Objective:
List all the lines in these records that hold "this".

- - -

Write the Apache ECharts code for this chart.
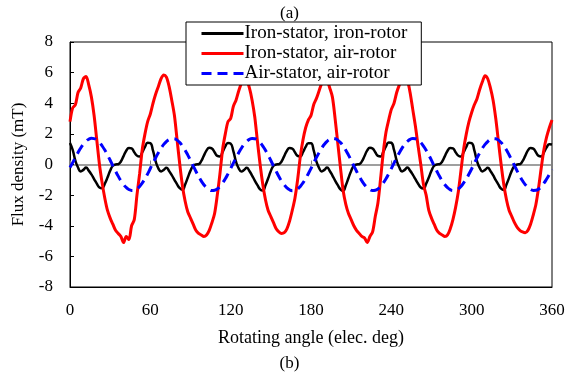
<!DOCTYPE html>
<html>
<head>
<meta charset="utf-8">
<script src="https://cdn.jsdelivr.net/npm/echarts@6/dist/echarts.min.js"></script>
<style>
  html, body { margin: 0; padding: 0; background: #fff; }
  #chart-box { width: 579px; height: 376px; }
</style>
</head>
<body>
<div id="chart-box"></div>
<script>
const angles = [
    0, 2, 4, 6, 8, 10, 12, 14, 16, 18, 20, 22, 24, 26, 28, 30, 32, 34, 36, 38, 40, 42, 44, 46, 48, 50, 52, 54, 56, 58,
    60, 62, 64, 66, 68, 70, 72, 74, 76, 78, 80, 82, 84, 86, 88, 90, 92, 94, 96, 98, 100, 102, 104, 106, 108, 110, 112, 114, 116, 118,
    120, 122, 124, 126, 128, 130, 132, 134, 136, 138, 140, 142, 144, 146, 148, 150, 152, 154, 156, 158, 160, 162, 164, 166, 168, 170, 172, 174, 176, 178,
    180, 182, 184, 186, 188, 190, 192, 194, 196, 198, 200, 202, 204, 206, 208, 210, 212, 214, 216, 218, 220, 222, 224, 226, 228, 230, 232, 234, 236, 238,
    240, 242, 244, 246, 248, 250, 252, 254, 256, 258, 260, 262, 264, 266, 268, 270, 272, 274, 276, 278, 280, 282, 284, 286, 288, 290, 292, 294, 296, 298,
    300, 302, 304, 306, 308, 310, 312, 314, 316, 318, 320, 322, 324, 326, 328, 330, 332, 334, 336, 338, 340, 342, 344, 346, 348, 350, 352, 354, 356, 358,
    360
];

// Iron-stator, iron-rotor
const ironIron = [
    1.40, 0.95, 0.25, -0.20, -0.45, -0.35, -0.20, -0.40, -0.65, -0.95, -1.25, -1.50, -1.55, -1.25, -0.85, -0.40, -0.08, 0.00, 0.02, 0.20, 0.55, 0.90, 1.08, 1.05, 0.80, 0.58, 0.52, 0.80, 1.15, 1.42,
    1.40, 0.90, 0.20, -0.25, -0.45, -0.35, -0.22, -0.42, -0.70, -1.00, -1.30, -1.55, -1.65, -1.30, -0.85, -0.40, -0.08, 0.00, 0.02, 0.22, 0.58, 0.92, 1.10, 1.05, 0.80, 0.56, 0.52, 0.82, 1.18, 1.40,
    1.36, 0.88, 0.18, -0.25, -0.46, -0.36, -0.22, -0.42, -0.72, -1.05, -1.35, -1.62, -1.70, -1.35, -0.90, -0.42, -0.08, 0.00, 0.02, 0.20, 0.55, 0.90, 1.07, 1.04, 0.80, 0.56, 0.52, 0.80, 1.15, 1.38,
    1.38, 0.92, 0.20, -0.22, -0.45, -0.35, -0.20, -0.42, -0.72, -1.05, -1.35, -1.62, -1.72, -1.35, -0.88, -0.42, -0.08, 0.00, 0.02, 0.20, 0.56, 0.92, 1.10, 1.05, 0.80, 0.56, 0.52, 0.82, 1.18, 1.44,
    1.42, 0.95, 0.25, -0.20, -0.45, -0.35, -0.20, -0.40, -0.66, -0.96, -1.26, -1.50, -1.56, -1.25, -0.85, -0.40, -0.08, 0.00, 0.02, 0.20, 0.55, 0.90, 1.08, 1.05, 0.80, 0.58, 0.52, 0.80, 1.15, 1.42,
    1.40, 0.92, 0.22, -0.22, -0.45, -0.35, -0.22, -0.42, -0.70, -1.02, -1.32, -1.58, -1.66, -1.30, -0.86, -0.40, -0.08, 0.00, 0.02, 0.22, 0.56, 0.92, 1.08, 1.04, 0.80, 0.56, 0.52, 0.80, 1.12, 1.32,
    1.30
];

// Iron-stator, air-rotor
const ironAir = [
    2.8, 3.7, 3.9, 4.7, 5.0, 5.6, 5.75, 5.2, 4.4, 3.2, 1.6, 0.0, -1.2, -2.2, -3.0, -3.5, -3.9, -4.3, -4.5, -4.7, -5.1, -4.7, -4.9, -4.0, -3.6, -2.0, -0.6, 1.0, 2.0, 2.8,
    3.3, 4.0, 4.6, 5.1, 5.6, 5.85, 5.7, 5.1, 4.2, 3.2, 1.6, 0.0, -1.4, -2.4, -3.1, -3.5, -3.9, -4.3, -4.5, -4.6, -4.7, -4.6, -4.3, -3.8, -3.2, -2.0, -0.6, 1.0, 2.0, 2.8,
    3.0, 3.8, 4.2, 4.8, 5.3, 5.6, 5.5, 5.0, 4.2, 3.1, 1.5, 0.0, -1.3, -2.3, -3.0, -3.4, -3.8, -4.2, -4.4, -4.5, -4.45, -4.2, -3.7, -3.0, -2.2, -1.0, 0.5, 1.6, 2.4, 2.9,
    3.2, 3.9, 4.3, 4.8, 5.3, 5.6, 5.5, 5.0, 4.4, 3.0, 1.4, -0.2, -1.7, -2.6, -3.2, -3.6, -4.0, -4.3, -4.5, -4.7, -4.8, -5.1, -4.7, -4.4, -3.4, -2.5, -0.9, 0.8, 2.1, 2.9,
    3.6, 4.0, 4.7, 5.2, 5.6, 5.75, 5.5, 4.7, 3.6, 2.5, 1.2, 0.0, -1.3, -2.0, -3.0, -3.5, -3.9, -4.3, -4.5, -4.6, -4.7, -4.6, -4.2, -3.6, -2.8, -1.8, -0.4, 1.0, 2.0, 2.8,
    3.4, 3.9, 4.3, 4.9, 5.4, 5.8, 5.6, 5.0, 4.2, 3.0, 1.5, 0.0, -1.3, -2.3, -3.0, -3.4, -3.8, -4.1, -4.3, -4.4, -4.45, -4.3, -3.9, -3.3, -2.6, -1.5, -0.2, 1.0, 1.8, 2.4,
    2.9
];

// Air-stator, air-rotor
const airAir = [
    -0.20, 0.12, 0.46, 0.78, 1.08, 1.33, 1.52, 1.65, 1.71, 1.69, 1.60, 1.44, 1.21, 0.94, 0.62, 0.28, -0.08, -0.43, -0.76, -1.06, -1.31, -1.50, -1.63, -1.69, -1.68, -1.59, -1.43, -1.20, -0.93, -0.61,
    -0.26, 0.10, 0.44, 0.77, 1.06, 1.31, 1.50, 1.63, 1.69, 1.68, 1.59, 1.43, 1.20, 0.93, 0.61, 0.27, -0.09, -0.44, -0.77, -1.07, -1.32, -1.51, -1.64, -1.70, -1.68, -1.59, -1.43, -1.20, -0.93, -0.61,
    -0.27, 0.09, 0.44, 0.76, 1.06, 1.31, 1.50, 1.64, 1.70, 1.68, 1.59, 1.43, 1.20, 0.93, 0.61, 0.26, -0.10, -0.45, -0.78, -1.08, -1.33, -1.52, -1.65, -1.71, -1.69, -1.60, -1.43, -1.20, -0.92, -0.60,
    -0.26, 0.10, 0.45, 0.77, 1.07, 1.32, 1.51, 1.64, 1.70, 1.68, 1.59, 1.43, 1.20, 0.93, 0.61, 0.27, -0.09, -0.44, -0.77, -1.07, -1.32, -1.51, -1.64, -1.70, -1.68, -1.59, -1.43, -1.20, -0.93, -0.61,
    -0.27, 0.09, 0.44, 0.77, 1.07, 1.32, 1.51, 1.64, 1.70, 1.68, 1.59, 1.43, 1.20, 0.93, 0.61, 0.27, -0.09, -0.44, -0.77, -1.07, -1.32, -1.51, -1.64, -1.70, -1.68, -1.59, -1.43, -1.20, -0.94, -0.62,
    -0.28, 0.08, 0.43, 0.76, 1.06, 1.31, 1.50, 1.63, 1.69, 1.68, 1.59, 1.43, 1.21, 0.94, 0.62, 0.28, -0.08, -0.43, -0.76, -1.06, -1.31, -1.50, -1.63, -1.69, -1.68, -1.60, -1.45, -1.22, -0.95, -0.65,
    -0.32
];

const seriesNames = ['Iron-stator, iron-rotor', 'Iron-stator, air-rotor', 'Air-stator, air-rotor'];
const xTicks = { min: 0, max: 360, step: 60 };
const yTicks = { min: -8, max: 8, step: 2 };

const font = 'Liberation Serif';

const pairs = (vals) => angles.map((a, i) => [a, vals[i]]);

const option = {
    animation: false,
    textStyle: { fontFamily: font, color: '#000' },
    title: [
        {
            text: '(a)',
            left: 'center',
            top: 0,
            textStyle: { fontFamily: font, fontSize: 17, fontWeight: 'normal', color: '#000' }
        },
        {
            text: '(b)',
            left: 'center',
            top: 350,
            textStyle: { fontFamily: font, fontSize: 17, fontWeight: 'normal', color: '#000' }
        }
    ],
    legend: {
        orient: 'vertical',
        left: 186,
        top: 22,
        itemWidth: 42,
        itemHeight: 14,
        itemGap: 1,
        padding: [2, 14, 2, 14],
        backgroundColor: '#fff',
        borderColor: '#000',
        borderWidth: 1,
        itemStyle: { opacity: 0 },
        lineStyle: { width: 3 },
        textStyle: { fontFamily: font, fontSize: 19, color: '#000', padding: [0, 0, 0, -4] },
        data: seriesNames
    },
    grid: {
        left: 70,
        right: 27,
        top: 42,
        bottom: 89,
        show: true,
        borderColor: '#000',
        borderWidth: 1
    },
    xAxis: [
        {
            type: 'value',
            min: xTicks.min,
            max: xTicks.max,
            interval: xTicks.step,
            position: 'bottom',
            name: 'Rotating angle (elec. deg)',
            nameLocation: 'middle',
            nameGap: 42,
            nameTextStyle: { fontFamily: font, fontSize: 18, color: '#000' },
            axisLine: { onZero: false, lineStyle: { color: '#000', width: 1 } },
            axisTick: { show: false },
            axisLabel: { fontFamily: font, fontSize: 17, color: '#000', margin: 15 },
            splitLine: { show: false }
        },
        {
            type: 'value',
            min: xTicks.min,
            max: xTicks.max,
            interval: xTicks.step,
            position: 'bottom',
            axisLine: { onZero: true, lineStyle: { color: '#808080', width: 1.5 } },
            axisTick: { show: true, inside: true, length: 4, lineStyle: { color: '#808080' } },
            axisLabel: { show: false },
            splitLine: { show: false }
        }
    ],
    yAxis: {
        type: 'value',
        min: yTicks.min,
        max: yTicks.max,
        interval: yTicks.step,
        name: 'Flux density (mT)',
        nameLocation: 'middle',
        nameGap: 43,
        nameTextStyle: { fontFamily: font, fontSize: 17, color: '#000' },
        axisLine: { show: true, lineStyle: { color: '#000', width: 1 } },
        axisTick: { show: true, inside: true, length: 4, lineStyle: { color: '#000' } },
        axisLabel: { fontFamily: font, fontSize: 17, color: '#000', margin: 17 },
        splitLine: { show: false }
    },
    series: [
        {
            name: seriesNames[0],
            type: 'line',
            data: pairs(ironIron),
            smooth: true,
            symbol: 'none',
            color: '#000',
            lineStyle: { color: '#000', width: 2.5 }
        },
        {
            name: seriesNames[1],
            type: 'line',
            data: pairs(ironAir),
            smooth: 0.3,
            symbol: 'none',
            color: '#ff0000',
            lineStyle: { color: '#ff0000', width: 3 }
        },
        {
            name: seriesNames[2],
            type: 'line',
            data: pairs(airAir),
            smooth: true,
            symbol: 'none',
            color: '#0000ff',
            lineStyle: { color: '#0000ff', width: 3, type: [10, 6] }
        }
    ]
};

const chart = echarts.init(document.getElementById('chart-box'));
chart.setOption(option);
</script>
</body>
</html>
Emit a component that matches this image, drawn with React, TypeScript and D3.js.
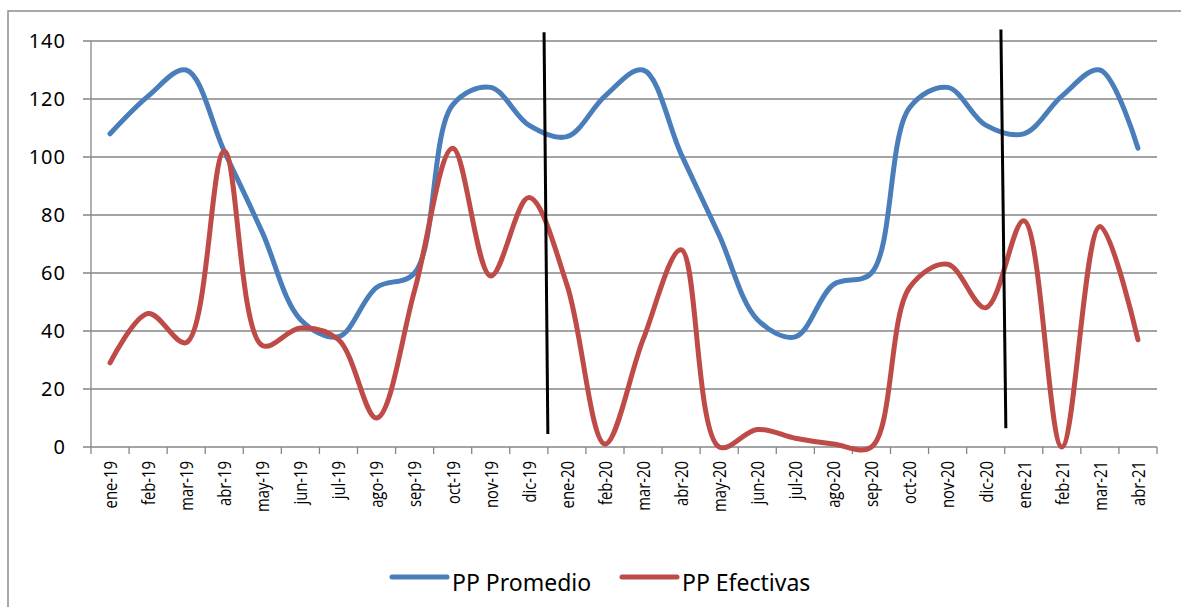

- - -

Problem solution:
Write the Apache ECharts code for this chart.
Emit a component that matches this image, drawn with React, TypeScript and D3.js.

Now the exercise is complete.